Says Michael Serazio in the Washington Post:
It is fitting, albeit tragic, that Deadspin died a punk rock death.
More so than any other organization in the history of sports journalism, it lived a punk rock life.
With its de facto passing this week — as the site’s most talented writers and editors fled in protest of meddlesome new ownership — all the maladies of contemporary media come forward as culprits.
Sports don’t usually nurture punk values — the do-it-yourself ethos, the instinctive irreverence, the cool outsider pose. Quite the contrary; sports tend to demand a culture of structure, hierarchy, discipline, uniformity and deference.
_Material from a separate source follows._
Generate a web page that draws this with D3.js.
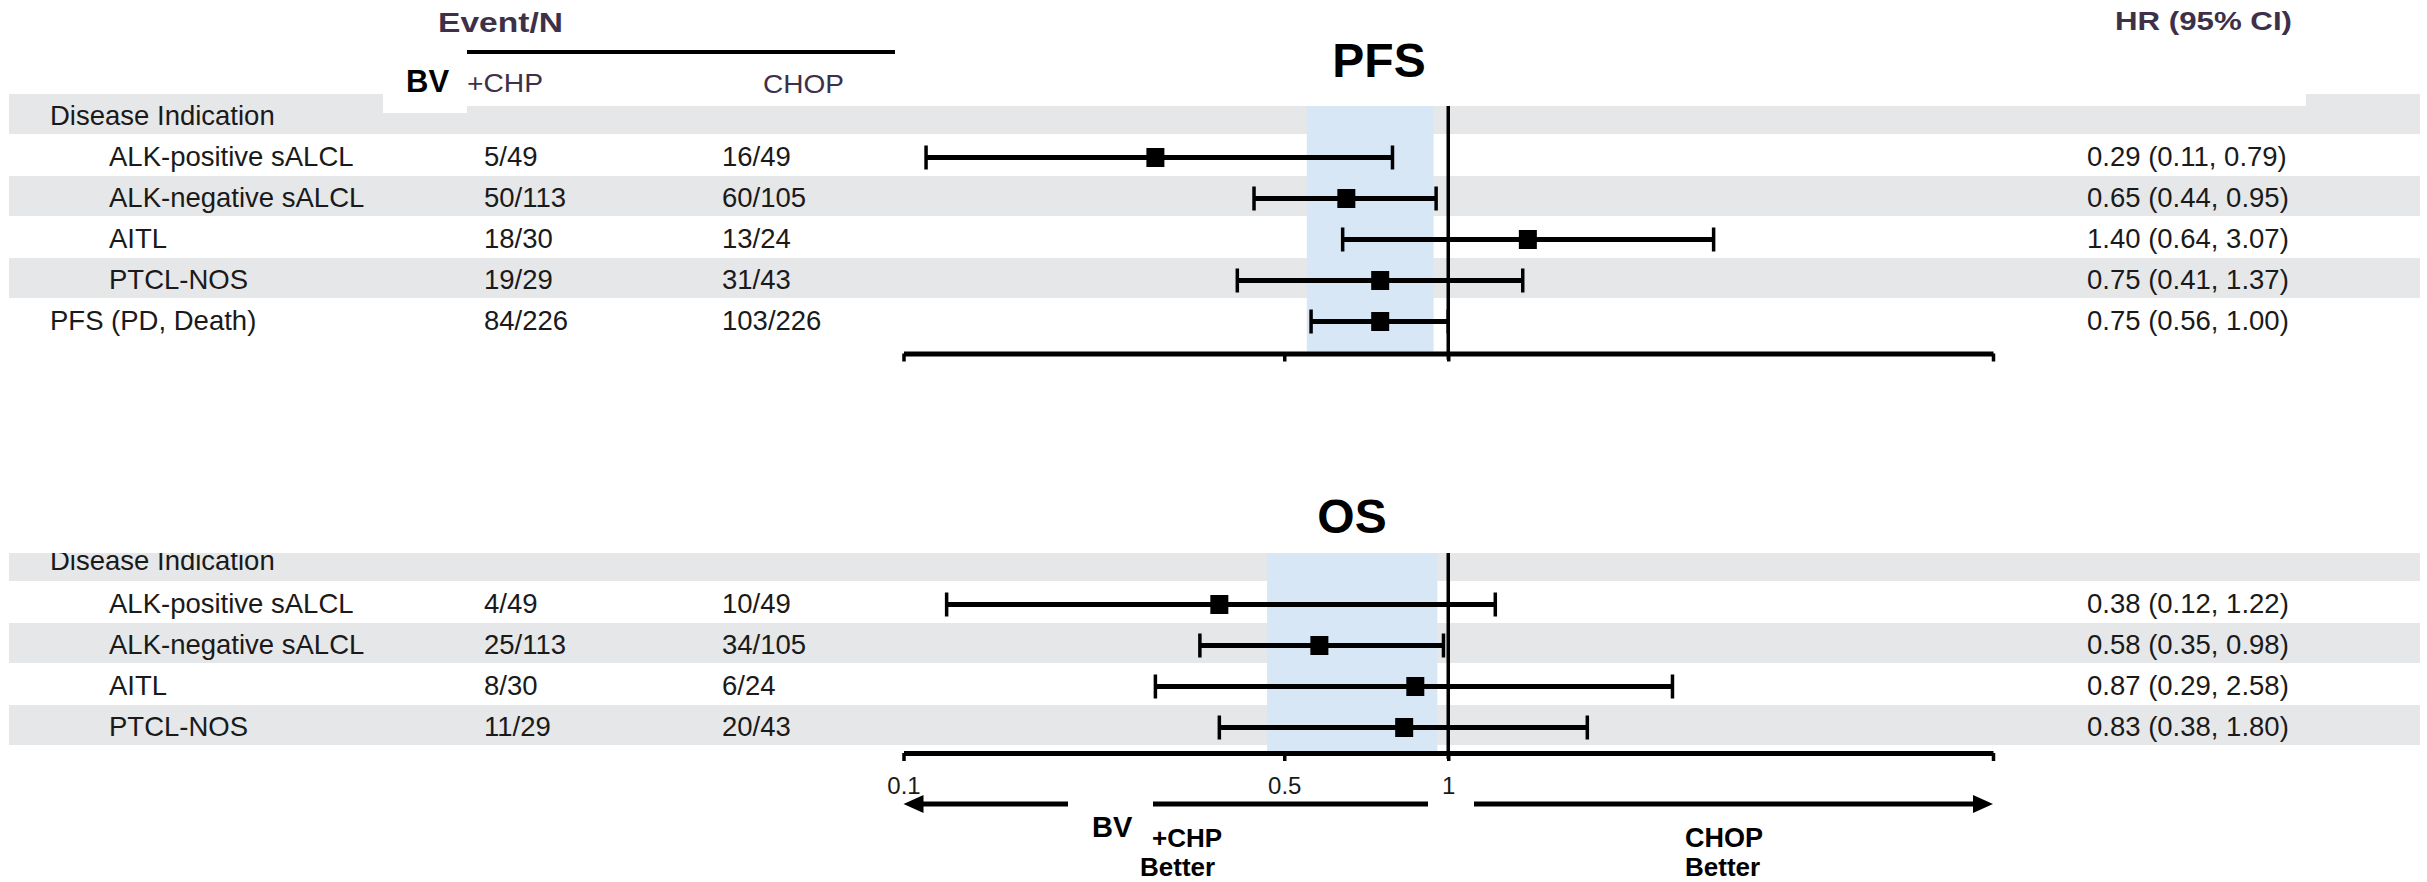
<!DOCTYPE html>
<html>
<head>
<meta charset="utf-8">
<title>PFS and OS by disease indication</title>
<script src="https://cdn.jsdelivr.net/npm/d3@7"></script>
<style>
    body { margin: 0; background: #fff; }
    text { font-family: 'Liberation Sans', Arial, sans-serif; fill: #1a1a1a; }
    .pix { fill: #3e3048; font-weight: bold; }
    .bold { font-weight: bold; fill: #000; }
</style>
</head>
<body>
<div id="vis"></div>
<script>
// Subgroup rows shared by both panels
var subgroups = ['ALK-positive sALCL', 'ALK-negative sALCL', 'AITL', 'PTCL-NOS'];

// PFS panel (last row is the overall result)
var pfsLabels = subgroups.concat(['PFS (PD, Death)']);
var pfsBvChp = ['5/49', '50/113', '18/30', '19/29', '84/226'];
var pfsChop = ['16/49', '60/105', '13/24', '31/43', '103/226'];
var pfsHr = [0.29, 0.65, 1.40, 0.75, 0.75];
var pfsLow = [0.11, 0.44, 0.64, 0.41, 0.56];
var pfsHigh = [0.79, 0.95, 3.07, 1.37, 1.00];
var pfsBand = [0.55, 0.94];

// OS panel
var osLabels = subgroups.slice();
var osBvChp = ['4/49', '25/113', '8/30', '11/29'];
var osChop = ['10/49', '34/105', '6/24', '20/43'];
var osHr = [0.38, 0.58, 0.87, 0.83];
var osLow = [0.12, 0.35, 0.29, 0.38];
var osHigh = [1.22, 0.98, 2.58, 1.80];
var osBand = [0.465, 0.955];

// Axis ticks
var tickValues = [0.1, 0.5, 1, 10];
var tickLabels = ['0.1', '0.5', '1', ''];

// Size of the whole picture
var width = 2427;
var height = 882;
var rowStep = 41;
var fmt = d3.format('.2f');

var svg = d3.select('#vis')
    .append('svg')
    .attr('width', width)
    .attr('height', height);

// Hazard ratio scale, shared by both panels
var xScale = d3.scaleLog()
    .domain([0.1, 10])
    .range([903.5, 1993]);

// Draws one panel: grey rows, blue band, table text, error bars, axis
var drawPanel = function(p) {
    var rows = ['header'].concat(p.labels);
    var yScale = d3.scaleBand()
        .domain(rows)
        .range([p.top, p.top + rowStep * rows.length]);

    var g = svg.append('g');
    if (p.clipTop) {
        svg.append('clipPath').attr('id', p.id + '-clip')
            .append('rect')
            .attr('x', 0).attr('y', p.clipTop)
            .attr('width', width).attr('height', height);
        g.attr('clip-path', 'url(#' + p.id + '-clip)');
    }

    // grey bands on alternate rows
    g.selectAll('rect.band')
        .data(rows.filter(function(d, i) { return i % 2 === 0; }))
        .enter().append('rect')
        .attr('class', 'band')
        .attr('x', 9)
        .attr('y', function(d) { return yScale(d); })
        .attr('width', 2411)
        .attr('height', rowStep - 1)
        .attr('fill', '#e6e7e9');

    if (p.id === 'pfs') {
        // header cells cut into the first band
        g.append('rect').attr('x', 383).attr('y', p.top).attr('width', 2306 - 383).attr('height', 12).attr('fill', '#fff');
        g.append('rect').attr('x', 383).attr('y', p.top).attr('width', 467 - 383).attr('height', 19).attr('fill', '#fff');
    }

    // blue band
    g.append('rect')
        .attr('x', xScale(p.band[0]))
        .attr('y', p.bandTop)
        .attr('width', xScale(p.band[1]) - xScale(p.band[0]))
        .attr('height', p.axisY - 2 - p.bandTop)
        .attr('fill', '#d7e7f5');

    // header row label
    g.append('text')
        .attr('x', 50)
        .attr('y', yScale('header') + p.headerBase)
        .style('font-size', '27.5px')
        .text('Disease Indication');

    // line of no effect
    g.append('line')
        .attr('x1', xScale(1)).attr('x2', xScale(1))
        .attr('y1', p.bandTop).attr('y2', p.axisY + 6)
        .attr('stroke', '#000')
        .attr('stroke-width', 3.5);

    var data = p.labels.map(function(d, i) {
        return {label: d, bv: p.bv[i], chop: p.chop[i], hr: p.hr[i], low: p.low[i], high: p.high[i]};
    });

    var row = g.selectAll('g.row')
        .data(data)
        .enter().append('g')
        .attr('class', 'row')
        .attr('transform', function(d) { return 'translate(0,' + yScale(d.label) + ')'; });

    row.append('text')
        .attr('x', function(d) { return subgroups.indexOf(d.label) >= 0 ? 109 : 50; })
        .attr('y', 30.5)
        .style('font-size', '27.5px')
        .text(function(d) { return d.label; });
    row.append('text')
        .attr('x', 484).attr('y', 30.5)
        .style('font-size', '27.5px')
        .text(function(d) { return d.bv; });
    row.append('text')
        .attr('x', 722).attr('y', 30.5)
        .style('font-size', '27.5px')
        .text(function(d) { return d.chop; });
    row.append('text')
        .attr('x', 2087).attr('y', 30.5)
        .style('font-size', '27.5px')
        .text(function(d) { return fmt(d.hr) + ' (' + fmt(d.low) + ', ' + fmt(d.high) + ')'; });

    // error bars
    var ey = 22.5;
    row.append('line')
        .attr('x1', function(d) { return xScale(d.low); })
        .attr('x2', function(d) { return xScale(d.high); })
        .attr('y1', ey).attr('y2', ey)
        .attr('stroke', '#000').attr('stroke-width', 5);
    row.selectAll('line.cap')
        .data(function(d) { return [d.low, d.high]; })
        .enter().append('line')
        .attr('class', 'cap')
        .attr('x1', function(v) { return xScale(v); })
        .attr('x2', function(v) { return xScale(v); })
        .attr('y1', ey - 12).attr('y2', ey + 12)
        .attr('stroke', '#000').attr('stroke-width', 3.5);
    row.append('rect')
        .attr('x', function(d) { return xScale(d.hr) - 9; })
        .attr('y', ey - 9.5)
        .attr('width', 18).attr('height', 19)
        .attr('fill', '#000');

    // axis
    var xAxis = d3.axisBottom(xScale)
        .tickValues(tickValues)
        .tickSize(8)
        .tickSizeOuter(0)
        .tickPadding(16)
        .tickFormat(function(d, i) { return p.showLabels ? tickLabels[i] : ''; });
    var axisG = svg.append('g')
        .attr('transform', 'translate(0,' + p.axisY + ')')
        .call(xAxis);
    axisG.select('.domain').attr('stroke', '#000').attr('stroke-width', 5);
    axisG.selectAll('.tick line').attr('stroke', '#000').attr('stroke-width', 3.5);
    axisG.selectAll('.tick text')
        .attr('fill', '#1a1a1a')
        .style('font-family', "'Liberation Sans', Arial, sans-serif")
        .style('font-size', '24px');

    // panel title
    svg.append('text')
        .attr('class', 'bold')
        .attr('x', p.titleX).attr('y', p.titleY)
        .attr('text-anchor', 'middle')
        .style('font-size', '48px')
        .text(p.title);
};

drawPanel({id: 'pfs', title: 'PFS', titleX: 1379, titleY: 77, top: 94, bandTop: 106, axisY: 353.5, headerBase: 30.5,
    labels: pfsLabels, bv: pfsBvChp, chop: pfsChop, hr: pfsHr, low: pfsLow, high: pfsHigh,
    band: pfsBand, showLabels: false});
drawPanel({id: 'os', title: 'OS', titleX: 1352, titleY: 533, top: 541, clipTop: 553, bandTop: 553, axisY: 753, headerBase: 28.5,
    labels: osLabels, bv: osBvChp, chop: osChop, hr: osHr, low: osLow, high: osHigh,
    band: osBand, showLabels: true});

// Table header
svg.append('text').attr('class', 'pix').attr('x', 438).attr('y', 32)
    .attr('textLength', 125).attr('lengthAdjust', 'spacingAndGlyphs')
    .style('font-size', '27px').text('Event/N');
svg.append('line').attr('x1', 467).attr('x2', 895).attr('y1', 52).attr('y2', 52)
    .attr('stroke', '#000').attr('stroke-width', 4);
svg.append('text').attr('class', 'bold').attr('x', 406).attr('y', 92)
    .style('font-size', '31px').text('BV');
svg.append('text').attr('class', 'pix').attr('x', 467).attr('y', 92)
    .attr('textLength', 76).attr('lengthAdjust', 'spacingAndGlyphs')
    .style('font-size', '26px').style('font-weight', 'normal').text('+CHP');
svg.append('text').attr('class', 'pix').attr('x', 763).attr('y', 93)
    .attr('textLength', 81).attr('lengthAdjust', 'spacingAndGlyphs')
    .style('font-size', '26px').style('font-weight', 'normal').text('CHOP');
svg.append('text').attr('class', 'pix').attr('x', 2115).attr('y', 30)
    .attr('textLength', 177).attr('lengthAdjust', 'spacingAndGlyphs')
    .style('font-size', '26px').text('HR (95% CI)');

// Direction arrows under the OS axis
var arrowY = 804;
var arrows = svg.append('g').attr('stroke', '#000').attr('stroke-width', 5);
arrows.append('line').attr('x1', xScale(0.1) + 12).attr('x2', 1068).attr('y1', arrowY).attr('y2', arrowY);
arrows.append('line').attr('x1', 1153).attr('x2', 1428).attr('y1', arrowY).attr('y2', arrowY);
arrows.append('line').attr('x1', 1474).attr('x2', xScale(10) - 12).attr('y1', arrowY).attr('y2', arrowY);
svg.append('path')
    .attr('d', d3.line()([[xScale(0.1), arrowY], [xScale(0.1) + 20, arrowY - 9], [xScale(0.1) + 20, arrowY + 9]]) + 'Z')
    .attr('fill', '#000');
svg.append('path')
    .attr('d', d3.line()([[xScale(10), arrowY], [xScale(10) - 20, arrowY - 9], [xScale(10) - 20, arrowY + 9]]) + 'Z')
    .attr('fill', '#000');

svg.append('text').attr('class', 'bold').attr('x', 1092).attr('y', 837).style('font-size', '29px').text('BV');
svg.append('text').attr('class', 'bold').attr('x', 1152).attr('y', 847).style('font-size', '26px').text('+CHP');
svg.append('text').attr('class', 'bold').attr('x', 1140).attr('y', 876).style('font-size', '26px').text('Better');
svg.append('text').attr('class', 'bold').attr('x', 1685).attr('y', 847).style('font-size', '27px').text('CHOP');
svg.append('text').attr('class', 'bold').attr('x', 1685).attr('y', 876).style('font-size', '26px').text('Better');
</script>
</body>
</html>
Too often throughout history, sports journalism has regrettably mirrored those ideals.
From birth, however, Deadspin announced an alternative set of punk ambitions. Founding editor Will Leitch told me four years ago that he was inspired to start the site partly in response to the lack of media attention given to a salacious (pre-dogfighting) lawsuit against quarterback demigod Michael Vick.
“I could do [Deadspin] without going in a press box. That allowed me to write uncomfortable things, because these guys and women in the press box every day, they face these people every day,” Leitch explained. “It’s just like any other job. … You can’t help but identify with the people you see every day at your job, even if you should theoretically have an adversarial relationship.”